長期罹患RAにおける肥満細胞のIL-17発現エフェクター細胞としての新たな役割
Nature Reviews Rheumatology
2010年5月1日
Rheumatoid arthritis New role for mast cells as IL-17-expressing effector cells in established RA
関節リウマチ(RA)患者の炎症滑膜においてインターロイキン(IL)-17Aの産生細胞を探索する研究では、CD4+17型ヘル パーT(TH17)細胞が明らかな候補と考えられている。

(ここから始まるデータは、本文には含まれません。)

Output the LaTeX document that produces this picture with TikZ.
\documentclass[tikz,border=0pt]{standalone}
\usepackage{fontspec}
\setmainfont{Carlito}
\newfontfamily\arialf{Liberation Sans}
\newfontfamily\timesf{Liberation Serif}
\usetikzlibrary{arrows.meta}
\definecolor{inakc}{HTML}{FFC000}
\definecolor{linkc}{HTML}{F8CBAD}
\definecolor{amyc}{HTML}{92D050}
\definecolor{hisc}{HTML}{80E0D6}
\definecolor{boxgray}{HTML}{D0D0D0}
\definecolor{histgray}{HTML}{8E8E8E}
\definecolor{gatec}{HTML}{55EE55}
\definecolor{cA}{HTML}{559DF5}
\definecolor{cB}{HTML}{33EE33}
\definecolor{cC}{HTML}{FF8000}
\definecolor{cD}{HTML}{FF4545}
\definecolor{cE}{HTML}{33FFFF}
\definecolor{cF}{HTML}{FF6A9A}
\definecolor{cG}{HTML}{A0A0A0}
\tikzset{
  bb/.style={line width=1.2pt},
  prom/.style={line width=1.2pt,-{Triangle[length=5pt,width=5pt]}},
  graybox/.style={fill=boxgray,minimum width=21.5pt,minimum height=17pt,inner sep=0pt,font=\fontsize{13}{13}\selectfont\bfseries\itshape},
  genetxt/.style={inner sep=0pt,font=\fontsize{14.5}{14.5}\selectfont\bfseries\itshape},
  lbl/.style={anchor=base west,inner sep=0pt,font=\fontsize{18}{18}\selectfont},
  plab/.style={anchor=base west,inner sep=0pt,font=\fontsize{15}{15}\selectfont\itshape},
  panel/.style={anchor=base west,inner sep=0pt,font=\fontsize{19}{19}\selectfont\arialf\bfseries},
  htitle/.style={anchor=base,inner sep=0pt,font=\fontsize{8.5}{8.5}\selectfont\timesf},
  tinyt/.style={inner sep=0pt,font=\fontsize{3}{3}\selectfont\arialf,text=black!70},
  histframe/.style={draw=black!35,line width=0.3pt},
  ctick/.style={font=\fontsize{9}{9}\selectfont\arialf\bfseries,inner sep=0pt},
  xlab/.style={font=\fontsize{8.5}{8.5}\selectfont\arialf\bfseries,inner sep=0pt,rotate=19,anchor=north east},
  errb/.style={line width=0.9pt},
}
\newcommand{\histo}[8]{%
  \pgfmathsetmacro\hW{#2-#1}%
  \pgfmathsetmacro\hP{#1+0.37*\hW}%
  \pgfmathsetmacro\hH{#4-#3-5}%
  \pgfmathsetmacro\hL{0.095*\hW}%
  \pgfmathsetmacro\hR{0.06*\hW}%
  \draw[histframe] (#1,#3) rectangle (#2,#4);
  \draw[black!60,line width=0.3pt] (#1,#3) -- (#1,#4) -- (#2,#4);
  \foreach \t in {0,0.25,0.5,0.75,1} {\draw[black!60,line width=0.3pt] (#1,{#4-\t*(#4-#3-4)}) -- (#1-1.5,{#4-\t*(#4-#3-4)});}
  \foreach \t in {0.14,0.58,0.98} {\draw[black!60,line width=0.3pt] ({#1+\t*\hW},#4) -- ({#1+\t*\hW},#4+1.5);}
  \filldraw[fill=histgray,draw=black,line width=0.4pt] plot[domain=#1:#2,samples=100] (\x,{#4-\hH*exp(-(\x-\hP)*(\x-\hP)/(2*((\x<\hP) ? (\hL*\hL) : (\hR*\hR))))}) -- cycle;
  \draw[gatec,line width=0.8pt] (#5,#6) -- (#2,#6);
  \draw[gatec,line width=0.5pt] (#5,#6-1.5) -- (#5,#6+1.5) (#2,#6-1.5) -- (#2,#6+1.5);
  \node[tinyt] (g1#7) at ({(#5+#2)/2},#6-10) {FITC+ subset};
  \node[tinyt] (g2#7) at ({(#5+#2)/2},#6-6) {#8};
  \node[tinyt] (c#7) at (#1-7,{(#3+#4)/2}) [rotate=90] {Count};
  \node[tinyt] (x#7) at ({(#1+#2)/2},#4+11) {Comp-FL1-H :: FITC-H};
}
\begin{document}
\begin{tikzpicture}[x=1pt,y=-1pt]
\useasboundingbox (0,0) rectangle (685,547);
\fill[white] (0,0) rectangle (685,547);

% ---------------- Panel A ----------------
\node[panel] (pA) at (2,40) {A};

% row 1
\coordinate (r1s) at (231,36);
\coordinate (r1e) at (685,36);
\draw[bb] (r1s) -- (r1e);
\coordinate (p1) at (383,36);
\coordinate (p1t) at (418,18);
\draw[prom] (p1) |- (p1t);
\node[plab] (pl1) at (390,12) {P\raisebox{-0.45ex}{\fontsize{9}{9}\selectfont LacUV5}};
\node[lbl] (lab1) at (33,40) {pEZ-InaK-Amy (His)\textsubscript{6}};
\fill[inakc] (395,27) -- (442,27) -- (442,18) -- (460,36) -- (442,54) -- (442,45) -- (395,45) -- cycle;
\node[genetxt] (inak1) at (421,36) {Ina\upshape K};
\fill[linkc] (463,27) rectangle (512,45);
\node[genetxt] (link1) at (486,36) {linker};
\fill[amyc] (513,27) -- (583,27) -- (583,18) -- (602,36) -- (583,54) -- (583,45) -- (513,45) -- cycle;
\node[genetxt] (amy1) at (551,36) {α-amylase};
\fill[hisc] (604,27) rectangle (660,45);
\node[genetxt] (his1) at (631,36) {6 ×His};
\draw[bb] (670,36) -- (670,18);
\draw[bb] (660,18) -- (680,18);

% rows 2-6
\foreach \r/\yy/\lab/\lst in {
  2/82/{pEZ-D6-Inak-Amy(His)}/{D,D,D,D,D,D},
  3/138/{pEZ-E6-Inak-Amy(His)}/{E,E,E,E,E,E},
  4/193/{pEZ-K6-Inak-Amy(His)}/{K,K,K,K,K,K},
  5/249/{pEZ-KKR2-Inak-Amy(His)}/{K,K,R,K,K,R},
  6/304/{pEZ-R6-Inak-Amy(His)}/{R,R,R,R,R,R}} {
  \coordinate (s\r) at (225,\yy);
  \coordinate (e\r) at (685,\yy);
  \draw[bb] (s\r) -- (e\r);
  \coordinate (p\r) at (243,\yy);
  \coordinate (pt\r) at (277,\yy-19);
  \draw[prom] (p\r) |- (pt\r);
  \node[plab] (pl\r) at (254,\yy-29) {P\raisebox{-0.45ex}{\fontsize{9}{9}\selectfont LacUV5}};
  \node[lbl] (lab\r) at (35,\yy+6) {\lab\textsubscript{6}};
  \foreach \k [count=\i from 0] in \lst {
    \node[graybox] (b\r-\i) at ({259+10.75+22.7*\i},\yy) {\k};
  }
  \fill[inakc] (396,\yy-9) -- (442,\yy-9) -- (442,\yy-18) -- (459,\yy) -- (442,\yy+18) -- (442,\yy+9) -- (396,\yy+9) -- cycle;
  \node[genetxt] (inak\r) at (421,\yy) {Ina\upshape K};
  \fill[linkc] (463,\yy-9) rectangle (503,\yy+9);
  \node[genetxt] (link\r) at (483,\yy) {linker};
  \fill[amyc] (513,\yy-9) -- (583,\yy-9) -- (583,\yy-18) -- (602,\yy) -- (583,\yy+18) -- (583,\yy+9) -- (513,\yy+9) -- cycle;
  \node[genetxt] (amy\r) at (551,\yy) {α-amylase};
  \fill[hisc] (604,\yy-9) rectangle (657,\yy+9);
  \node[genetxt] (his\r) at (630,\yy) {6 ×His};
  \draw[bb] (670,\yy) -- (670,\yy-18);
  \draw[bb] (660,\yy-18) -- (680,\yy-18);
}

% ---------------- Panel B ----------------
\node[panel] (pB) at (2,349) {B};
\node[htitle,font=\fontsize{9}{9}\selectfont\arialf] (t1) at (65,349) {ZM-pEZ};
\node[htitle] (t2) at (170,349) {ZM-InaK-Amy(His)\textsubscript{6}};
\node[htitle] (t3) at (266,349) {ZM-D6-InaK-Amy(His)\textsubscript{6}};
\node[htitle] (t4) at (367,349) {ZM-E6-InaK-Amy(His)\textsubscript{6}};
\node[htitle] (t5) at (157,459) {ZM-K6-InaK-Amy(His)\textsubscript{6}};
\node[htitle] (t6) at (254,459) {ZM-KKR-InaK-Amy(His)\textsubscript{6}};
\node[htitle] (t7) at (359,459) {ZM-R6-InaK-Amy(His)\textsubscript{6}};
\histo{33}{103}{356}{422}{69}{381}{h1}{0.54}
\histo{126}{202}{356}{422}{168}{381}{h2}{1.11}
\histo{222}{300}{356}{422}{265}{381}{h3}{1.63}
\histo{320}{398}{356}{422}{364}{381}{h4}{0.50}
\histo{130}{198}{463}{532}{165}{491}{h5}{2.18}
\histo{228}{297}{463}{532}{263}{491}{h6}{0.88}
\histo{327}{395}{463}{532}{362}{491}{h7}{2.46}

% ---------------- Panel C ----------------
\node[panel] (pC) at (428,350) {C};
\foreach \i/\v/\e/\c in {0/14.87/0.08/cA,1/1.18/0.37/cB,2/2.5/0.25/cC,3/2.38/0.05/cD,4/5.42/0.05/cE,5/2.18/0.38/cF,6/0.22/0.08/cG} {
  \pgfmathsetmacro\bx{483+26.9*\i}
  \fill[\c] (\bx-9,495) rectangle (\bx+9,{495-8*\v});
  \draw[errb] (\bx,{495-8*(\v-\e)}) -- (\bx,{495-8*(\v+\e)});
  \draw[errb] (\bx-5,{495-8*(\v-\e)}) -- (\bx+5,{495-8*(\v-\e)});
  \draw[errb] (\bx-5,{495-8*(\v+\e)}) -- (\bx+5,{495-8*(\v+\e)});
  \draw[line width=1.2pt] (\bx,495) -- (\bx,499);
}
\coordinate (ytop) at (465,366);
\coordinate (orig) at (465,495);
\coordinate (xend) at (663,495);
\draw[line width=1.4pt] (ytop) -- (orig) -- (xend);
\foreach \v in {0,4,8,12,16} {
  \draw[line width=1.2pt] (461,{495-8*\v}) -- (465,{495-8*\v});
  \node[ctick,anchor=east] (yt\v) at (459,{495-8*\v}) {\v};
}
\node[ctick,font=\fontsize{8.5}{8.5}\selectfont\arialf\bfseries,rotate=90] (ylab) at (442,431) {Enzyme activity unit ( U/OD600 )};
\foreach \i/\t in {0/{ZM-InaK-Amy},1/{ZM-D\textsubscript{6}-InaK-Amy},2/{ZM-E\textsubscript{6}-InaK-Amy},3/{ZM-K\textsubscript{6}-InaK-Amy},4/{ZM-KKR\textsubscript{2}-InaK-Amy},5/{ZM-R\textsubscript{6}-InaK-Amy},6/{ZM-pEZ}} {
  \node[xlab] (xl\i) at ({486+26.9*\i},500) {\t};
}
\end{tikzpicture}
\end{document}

しかし、Journal of Immunology に発表されたグラスゴー大学(英国)の研究により、長期罹患RA患者においては、この炎症促進性サイトカインを産生する主な細胞がT細胞ではなく、肥満細胞であることが確認された。
「IL-17はRAの発症における重要な炎症促進性サイトカインだとされており、RAや他のリウマチ性疾患に対する抗IL-17抗体に関する臨床試験が進行中である。そこで、長期罹患RA患者の炎症滑膜でのIL-17の産生組織を特定しようと考えた」と本論文の研究責任者であるIain McInnesは述べている。この目標を達成するため、研究者らはRA患者から採取した滑膜組織サンプルを免疫組織化学法と蛍光顕微鏡検査を用いて調べた。その結果、ほとんどのIL-17A陽性細胞はT細胞マーカーのCD3、CD4、CCR6が陰性であることから、炎症滑膜のごく少数のIL-17A陽性細胞だけがT細胞であることが明らかになった。ただし、肥満細胞の特異マーカーである肥満細胞トリプターゼ(MCT)については陽性であった。

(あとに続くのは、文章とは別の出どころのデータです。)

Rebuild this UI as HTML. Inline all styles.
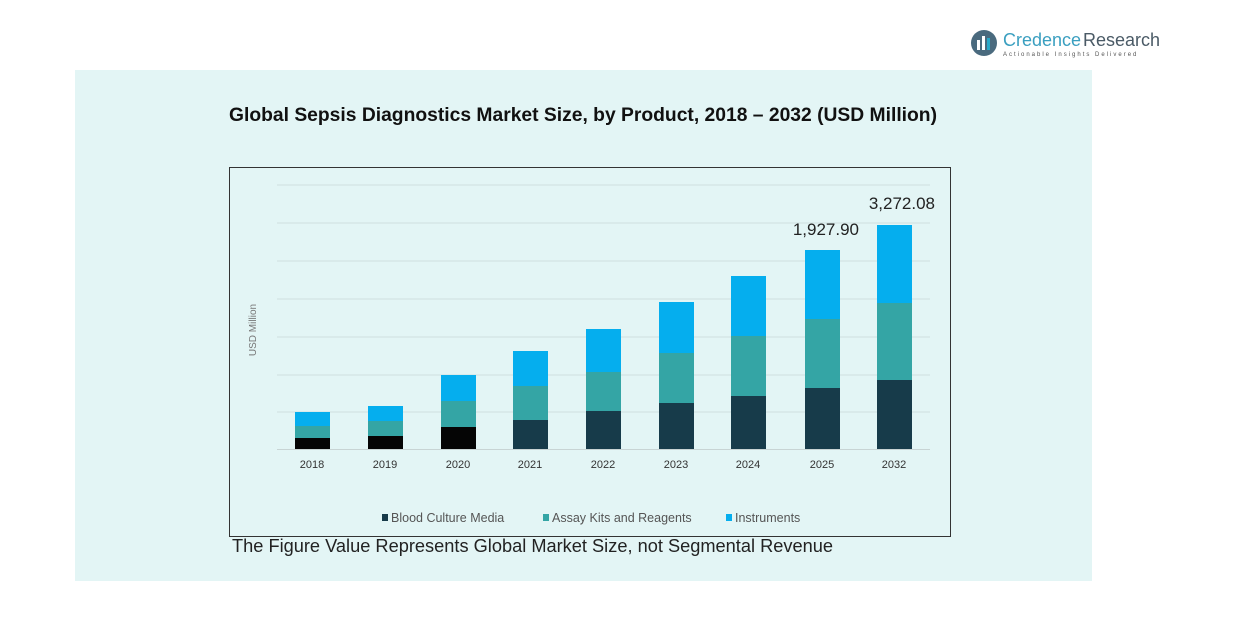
<!DOCTYPE html>
<html><head><meta charset="utf-8"><style>
html,body{margin:0;padding:0;background:#fff;width:1253px;height:626px;overflow:hidden;font-family:"Liberation Sans",sans-serif}
</style></head><body>
<svg width="1253" height="626" xmlns="http://www.w3.org/2000/svg" font-family="Liberation Sans, sans-serif">
<rect x="0" y="0" width="1253" height="626" fill="#fff"/>
<rect x="75" y="70" width="1017" height="511" fill="#e3f5f5"/>
<!-- logo -->
<circle cx="984" cy="43" r="13" fill="#4a6a7e"/>
<rect x="977" y="40" width="3" height="10" fill="#fff"/>
<rect x="982" y="36" width="3" height="14" fill="#fff"/>
<rect x="987" y="38" width="3" height="12" fill="#29a9c9"/>
<text x="1003" y="46" font-size="18" fill="#3a9fc0">Credence</text>
<text x="1083" y="46" font-size="18" fill="#4a5a66">Research</text>
<text x="1003" y="56" font-size="6" fill="#555" letter-spacing="2">Actionable Insights Delivered</text>
<text x="583" y="121" text-anchor="middle" font-size="19" font-weight="bold" fill="#111" textLength="708" lengthAdjust="spacingAndGlyphs">Global Sepsis Diagnostics Market Size, by Product, 2018 – 2032 (USD Million)</text>
<rect x="229.5" y="167.5" width="721" height="369" fill="none" stroke="#333" stroke-width="1"/>
<g stroke="#cfe0e0" stroke-width="1">
<line x1="277" y1="185" x2="930" y2="185"/><line x1="277" y1="223" x2="930" y2="223"/>
<line x1="277" y1="261" x2="930" y2="261"/><line x1="277" y1="299" x2="930" y2="299"/>
<line x1="277" y1="337" x2="930" y2="337"/><line x1="277" y1="375" x2="930" y2="375"/>
<line x1="277" y1="412" x2="930" y2="412"/><line x1="277" y1="449.5" x2="930" y2="449.5" stroke="#c8d4d4"/>
</g>
<text x="256" y="330" font-size="10" fill="#777" transform="rotate(-90 256 330)" text-anchor="middle">USD Million</text>
<g>
<rect x="295" y="412" width="35" height="14" fill="#05aeee"/><rect x="295" y="426" width="35" height="12" fill="#34a5a5"/><rect x="295" y="438" width="35" height="11" fill="#050505"/>
<rect x="368" y="406" width="35" height="15" fill="#05aeee"/><rect x="368" y="421" width="35" height="15" fill="#34a5a5"/><rect x="368" y="436" width="35" height="13" fill="#050505"/>
<rect x="441" y="375" width="35" height="26" fill="#05aeee"/><rect x="441" y="401" width="35" height="26" fill="#34a5a5"/><rect x="441" y="427" width="35" height="22" fill="#050505"/>
<rect x="513" y="351" width="35" height="35" fill="#05aeee"/><rect x="513" y="386" width="35" height="34" fill="#34a5a5"/><rect x="513" y="420" width="35" height="29" fill="#173b4a"/>
<rect x="586" y="329" width="35" height="43" fill="#05aeee"/><rect x="586" y="372" width="35" height="39" fill="#34a5a5"/><rect x="586" y="411" width="35" height="38" fill="#173b4a"/>
<rect x="659" y="302" width="35" height="51" fill="#05aeee"/><rect x="659" y="353" width="35" height="50" fill="#34a5a5"/><rect x="659" y="403" width="35" height="46" fill="#173b4a"/>
<rect x="731" y="276" width="35" height="60" fill="#05aeee"/><rect x="731" y="336" width="35" height="60" fill="#34a5a5"/><rect x="731" y="396" width="35" height="53" fill="#173b4a"/>
<rect x="805" y="250" width="35" height="69" fill="#05aeee"/><rect x="805" y="319" width="35" height="69" fill="#34a5a5"/><rect x="805" y="388" width="35" height="61" fill="#173b4a"/>
<rect x="877" y="225" width="35" height="78" fill="#05aeee"/><rect x="877" y="303" width="35" height="77" fill="#34a5a5"/><rect x="877" y="380" width="35" height="69" fill="#173b4a"/>
</g>
<g font-size="11" fill="#333" text-anchor="middle">
<text x="312" y="468">2018</text><text x="385" y="468">2019</text><text x="458" y="468">2020</text>
<text x="530" y="468">2021</text><text x="603" y="468">2022</text><text x="676" y="468">2023</text>
<text x="748" y="468">2024</text><text x="822" y="468">2025</text><text x="894" y="468">2032</text>
</g>
<text x="859" y="235" font-size="17" fill="#222" text-anchor="end">1,927.90</text>
<text x="935" y="209" font-size="17" fill="#222" text-anchor="end">3,272.08</text>
<g font-size="12.5" fill="#555">
<rect x="382" y="514" width="6" height="7" fill="#173b4a"/><text x="391" y="522">Blood Culture Media</text>
<rect x="543" y="514" width="6" height="7" fill="#34a5a5"/><text x="552" y="522">Assay Kits and Reagents</text>
<rect x="726" y="514" width="6" height="7" fill="#05aeee"/><text x="735" y="522">Instruments</text>
</g>
<text x="232" y="552" font-size="18" fill="#222" textLength="601" lengthAdjust="spacingAndGlyphs">The Figure Value Represents Global Market Size, not Segmental Revenue</text>
</svg>
</body></html>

長期罹患RA患者の炎症滑膜において肥満細胞がIL-17Aの主な産生細胞と特定されたため、著者らは次に、この細胞にIL-17Aを発現誘導するシグナルは何かを検討した。「引 き続き、われわれはin vitroで、RAにおいて役割を果たすと考えられている種々の刺激に応じてヒト肥満細胞がIL-17Aを分泌することを示した」とMcInnesは述べている。こうした刺激には腫瘍壊死因子、IgG複合体、補体成分C5aおよびリポ多糖類などがある。その他のTH17関連サイトカイン(IL-21、IL-22含む)はこれらの実験で認められなかった。
次に、著者らは肥満細胞がRORC(転写因子であるretinoic acid receptor-related orphan receptor Cをコードする遺伝子)を発現することを見出した。さらに、RORC の発現がIL-17A産生を誘導する因子によって増加し、RORC に対するsiRNAを用いてRORC 発現を抑制すると、肥満細胞によるIL-17Aの発現は阻止されるが、IL-5やIL-6の発現は阻止されないことも明らかにした。その他の遺伝子(RORAやsignal transducer and activator of transcription 3をコードする遺伝子など)を同様に抑制してもIL-17A産生に影響はなかった。このため、ヒト肥満細胞でのIL-17A産生は特にRORCに依存しているようである。
この研究は長期罹患滑膜炎でのIL-17Aの産生源に注目しており、その場合に肥満細胞は重要となるが、早期関節炎では、TH17細胞のほうがより中心的な役割を果たすのであろうか。この疑問に答えるためにはさらなる研究が必要である。
McInnesらは現在、肥満細胞またはその前駆細胞を炎症部位にリクルートする経路、および肥満細胞の活性化を誘発する分子メカニズムを研究している。この研究を通じて「治 療標的の新しいターゲット、ならびに早期から進んだステージ、もしくはより活動性の高い段階へ移行することを理解するために、肥満細胞由来の新しいターゲットやバイオマーカーを特定したいと考えている」と述べている。
この研究の臨床的意義とは何か。McInnesによれば、「RAをはじめとするヒト「TH17」由来疾患において肥満細胞が新たな重要性をもつという研究の新分野を切り開き、それにより既存の細胞ターゲットを広げ、非常に複雑な疾患といえるRAの理解を深めることに寄与することである」と述べている。
2001年以降、炎症性関節炎における肥満細胞の役割に着目して研究を行ってきたMedicine at Brigham and Women’s Hospitalおよびハーバードメディカルスクール(米国)のDavid Lee准教授は、この研究が臨床的に興味深いことを認めており、さらに「非常に重要なのは、これらの研究が、組織に常在するinnateな免疫細胞集団である肥満細胞を、本疾患におけるIL-17の主な供給細胞として特定していることである。この知見は炎症関節でのIL-17の供給細胞について予想されていたものとは異なる」と述べている。
Leeはさらに「RAに用いる治療薬の投与前後で、ヒトの組織における肥満細胞のIL-17A産生を詳細に調べれば、この経路についての重要な情報が得られるであろう。IL-17の誘 発因子と供給細胞を理解することで、疾患におけるこの炎症促進性経路をより効率的にターゲットとすることができよう」と語っている。